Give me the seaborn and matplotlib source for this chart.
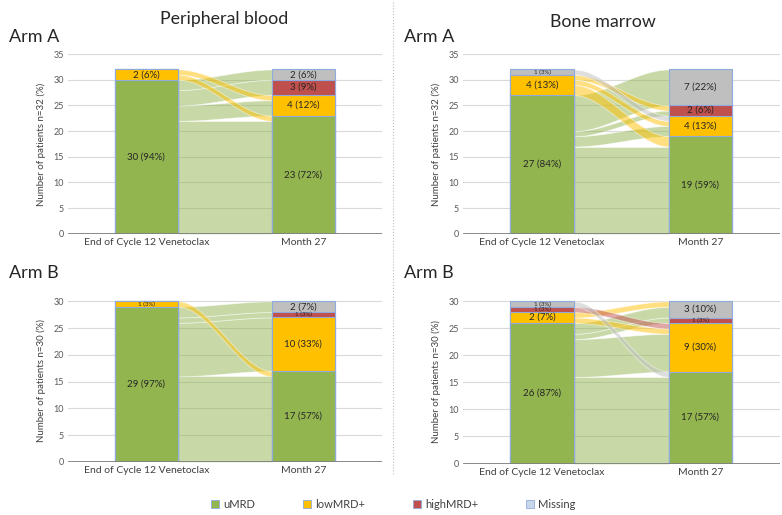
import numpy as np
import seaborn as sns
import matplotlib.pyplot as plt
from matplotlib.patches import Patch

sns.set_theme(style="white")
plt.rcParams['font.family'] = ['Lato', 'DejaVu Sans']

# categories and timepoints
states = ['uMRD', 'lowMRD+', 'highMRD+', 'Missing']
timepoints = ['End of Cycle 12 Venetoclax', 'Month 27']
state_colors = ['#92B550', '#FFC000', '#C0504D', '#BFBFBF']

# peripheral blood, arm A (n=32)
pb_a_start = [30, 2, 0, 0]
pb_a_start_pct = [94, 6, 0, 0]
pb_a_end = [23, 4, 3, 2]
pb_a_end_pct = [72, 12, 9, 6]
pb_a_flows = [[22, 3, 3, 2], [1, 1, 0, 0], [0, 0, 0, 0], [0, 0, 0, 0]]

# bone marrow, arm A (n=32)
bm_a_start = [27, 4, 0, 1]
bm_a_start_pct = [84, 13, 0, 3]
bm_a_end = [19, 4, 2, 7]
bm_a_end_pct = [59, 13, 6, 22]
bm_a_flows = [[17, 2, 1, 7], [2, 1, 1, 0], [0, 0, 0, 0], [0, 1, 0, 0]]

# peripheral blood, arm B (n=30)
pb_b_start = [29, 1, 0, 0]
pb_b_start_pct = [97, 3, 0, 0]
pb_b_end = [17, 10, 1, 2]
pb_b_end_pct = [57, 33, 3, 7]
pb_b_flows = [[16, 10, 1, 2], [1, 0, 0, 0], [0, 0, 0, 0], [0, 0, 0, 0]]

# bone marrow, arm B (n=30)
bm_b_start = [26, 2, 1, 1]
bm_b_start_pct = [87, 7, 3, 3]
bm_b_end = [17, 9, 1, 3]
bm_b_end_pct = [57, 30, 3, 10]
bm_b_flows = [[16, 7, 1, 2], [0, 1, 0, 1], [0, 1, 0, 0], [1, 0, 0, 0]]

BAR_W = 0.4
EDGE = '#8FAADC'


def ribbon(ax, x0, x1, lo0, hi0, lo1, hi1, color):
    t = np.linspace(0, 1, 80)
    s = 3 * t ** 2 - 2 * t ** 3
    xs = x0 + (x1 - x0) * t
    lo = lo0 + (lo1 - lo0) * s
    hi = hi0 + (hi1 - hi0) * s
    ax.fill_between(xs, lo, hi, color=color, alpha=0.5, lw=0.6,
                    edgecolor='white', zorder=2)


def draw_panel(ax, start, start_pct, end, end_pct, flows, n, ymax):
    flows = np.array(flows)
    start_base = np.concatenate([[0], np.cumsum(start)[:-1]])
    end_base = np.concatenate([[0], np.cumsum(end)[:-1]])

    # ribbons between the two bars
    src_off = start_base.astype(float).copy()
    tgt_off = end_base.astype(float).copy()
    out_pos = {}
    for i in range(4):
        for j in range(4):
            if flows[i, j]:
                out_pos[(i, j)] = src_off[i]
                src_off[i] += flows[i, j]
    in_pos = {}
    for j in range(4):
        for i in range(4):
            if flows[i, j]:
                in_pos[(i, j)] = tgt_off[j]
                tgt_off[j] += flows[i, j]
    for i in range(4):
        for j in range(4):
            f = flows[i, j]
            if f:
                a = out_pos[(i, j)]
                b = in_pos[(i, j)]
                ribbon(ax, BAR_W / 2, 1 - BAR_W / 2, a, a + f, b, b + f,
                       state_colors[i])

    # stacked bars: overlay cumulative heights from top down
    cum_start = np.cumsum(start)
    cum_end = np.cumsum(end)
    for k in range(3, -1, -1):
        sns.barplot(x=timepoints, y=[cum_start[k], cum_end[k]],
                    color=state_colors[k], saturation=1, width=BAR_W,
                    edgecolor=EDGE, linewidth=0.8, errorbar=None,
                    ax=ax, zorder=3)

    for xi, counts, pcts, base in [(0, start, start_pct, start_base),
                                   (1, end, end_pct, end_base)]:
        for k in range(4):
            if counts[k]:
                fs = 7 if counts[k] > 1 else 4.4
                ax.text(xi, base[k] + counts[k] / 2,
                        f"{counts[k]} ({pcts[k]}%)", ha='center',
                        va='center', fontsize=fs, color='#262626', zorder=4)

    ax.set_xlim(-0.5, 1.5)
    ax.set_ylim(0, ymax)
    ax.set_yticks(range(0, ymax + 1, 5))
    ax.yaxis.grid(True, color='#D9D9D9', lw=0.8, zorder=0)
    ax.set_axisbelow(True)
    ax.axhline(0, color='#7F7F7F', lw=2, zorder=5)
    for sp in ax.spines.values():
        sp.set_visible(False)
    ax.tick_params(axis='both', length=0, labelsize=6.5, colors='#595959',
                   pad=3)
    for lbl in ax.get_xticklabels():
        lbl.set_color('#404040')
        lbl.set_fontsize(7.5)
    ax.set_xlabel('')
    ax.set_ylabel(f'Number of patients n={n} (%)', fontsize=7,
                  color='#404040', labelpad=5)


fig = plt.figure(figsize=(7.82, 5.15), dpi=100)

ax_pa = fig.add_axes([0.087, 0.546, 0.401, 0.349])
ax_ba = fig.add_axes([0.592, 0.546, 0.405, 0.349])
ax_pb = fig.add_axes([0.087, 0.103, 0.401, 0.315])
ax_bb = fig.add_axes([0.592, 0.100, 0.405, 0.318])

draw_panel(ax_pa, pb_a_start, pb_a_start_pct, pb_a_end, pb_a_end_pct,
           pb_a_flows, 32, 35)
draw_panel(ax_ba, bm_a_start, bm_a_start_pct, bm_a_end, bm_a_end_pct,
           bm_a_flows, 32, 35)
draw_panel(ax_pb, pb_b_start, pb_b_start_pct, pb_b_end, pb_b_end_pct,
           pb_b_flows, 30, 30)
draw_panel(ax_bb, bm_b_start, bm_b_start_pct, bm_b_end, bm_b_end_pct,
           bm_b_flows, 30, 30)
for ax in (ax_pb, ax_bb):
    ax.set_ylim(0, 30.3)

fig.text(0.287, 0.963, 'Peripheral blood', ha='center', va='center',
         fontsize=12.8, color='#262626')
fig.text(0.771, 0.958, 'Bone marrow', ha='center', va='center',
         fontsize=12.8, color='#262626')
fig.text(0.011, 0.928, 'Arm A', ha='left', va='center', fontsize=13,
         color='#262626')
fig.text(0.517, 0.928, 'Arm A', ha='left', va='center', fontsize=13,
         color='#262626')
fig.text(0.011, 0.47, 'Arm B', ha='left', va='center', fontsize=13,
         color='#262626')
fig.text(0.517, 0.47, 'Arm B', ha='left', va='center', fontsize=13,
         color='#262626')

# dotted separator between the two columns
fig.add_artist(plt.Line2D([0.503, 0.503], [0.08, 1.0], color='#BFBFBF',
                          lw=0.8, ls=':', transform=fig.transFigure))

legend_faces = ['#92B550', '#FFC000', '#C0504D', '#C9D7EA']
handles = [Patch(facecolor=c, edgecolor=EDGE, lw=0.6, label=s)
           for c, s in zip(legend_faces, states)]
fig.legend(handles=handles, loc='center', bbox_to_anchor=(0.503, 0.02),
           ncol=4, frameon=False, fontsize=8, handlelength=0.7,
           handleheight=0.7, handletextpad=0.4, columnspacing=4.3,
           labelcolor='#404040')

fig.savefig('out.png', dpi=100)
================================
Write down every line from the opening of the listing to the line with "plt.rcParams['font.family'] = ['Lato', 'DejaVu", both included, and nothing else; the pictures are omitted.

Solution to the exercise:
Give me the seaborn and matplotlib source for this chart.
import numpy as np
import seaborn as sns
import matplotlib.pyplot as plt
from matplotlib.patches import Patch

sns.set_theme(style="white")
plt.rcParams['font.family'] = ['Lato', 'DejaVu Sans']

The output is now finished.